In Thai schools, military dictatorships of the past, discipline and enforced deference prevail. At public school in Samut Prakan in the suburb of Bangkok, teachers are often seen carrying bamboo canes reprimanding students for long hair and cutting it off on the spot if it did not meet the required length. Everything is inspected, from dirty fingernails, colored socks to any other violation of the school’s dress code. Thai students have the same appearance. And as the legacy of the military rule is fading, some students are now rising up and challenging the system. The students have a receptive ally in the Government that is helping in reducing the military’s role in the student’s life and they are proposing changes to the education system.

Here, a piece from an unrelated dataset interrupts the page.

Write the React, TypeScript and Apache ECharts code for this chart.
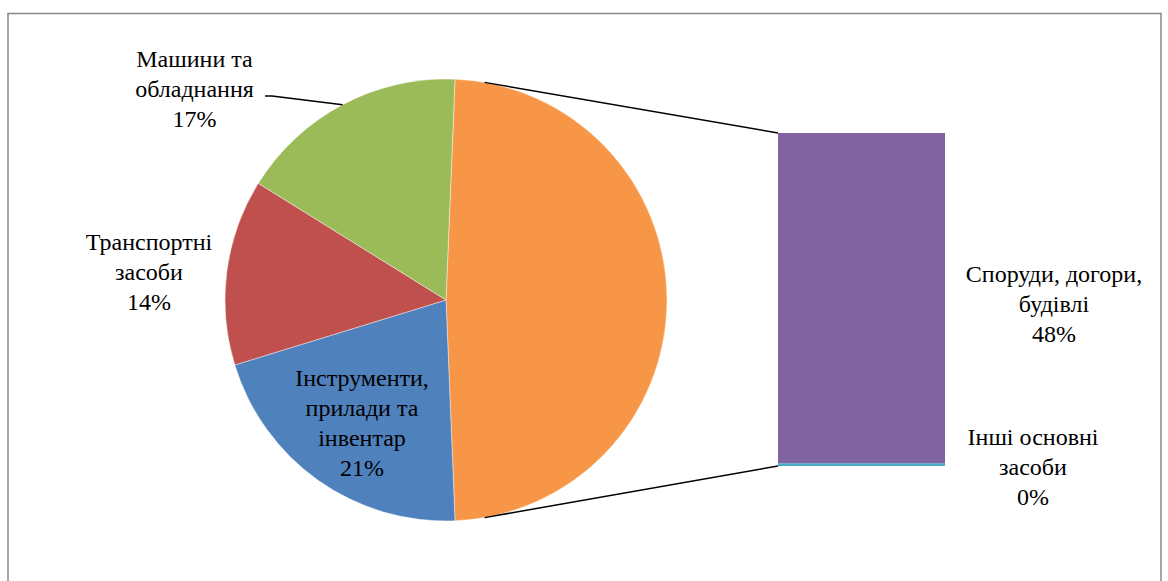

Nethiwit Chotpatpaisan is a freethinking Thai high school student who is also known as Frank, started a campaign on Facebook calling for the abolition of the “mechanistic” education system in Thailand. He started the group, the Thailand Educational Revolution Alliance with his friends. He spoke out on a prime-time television show last January which gained him national prominence. Frank described his school as a factory that manufactures identical people and teachers as “dictators” who orders their students to be obedient, and to never contradict them.

Phongthep Thepkanjana, a United States-trained Education Minister vowed to allow Thai school children to let their hair down and has proposed changes to reduce the emphasis on rote memorization and to promote critical thinking. He has proposed less homework and fewer hours in the classroom, and a curriculum that would focus on the essentials of language, math and science. The students should voice their opinions in class to exercise their freedom of expression in the society. He announced that he would change the rule on hair length. The rule requires that girls have their hair cut just below the ear, and that boys buzz the sides of their heads like cadets.

Advocates for change say the current curriculum, packed with subjects to memorize, does not allow time for Thai students to think for themselves. According to Phongthep, the main resistance to change has come from the civil servants for whom revising the curriculum would be a gargantuan task. After that, a new curriculum would face a series of public hearings before it could be approved.

And with regards to the dress code, there are already signs that administrators might balk. The vice principal and a strict disciplinarian, Mr. Arun, say that maintaining discipline is essential to combat the social ills convulsing young people in Thailand — drugs, teenage pregnancy and gang fights. He defined discipline the way the military needs a gun while the teachers need sticks.

The group consists of precocious students who love to debate. One of them trolls scientific sites on the Internet for comments questioning the theory of evolution, and ridicules the posters as being unscientific. Another member hacked into the Ministry of Education Web site, confessed, and was hired by the ministry to beef up cyber security.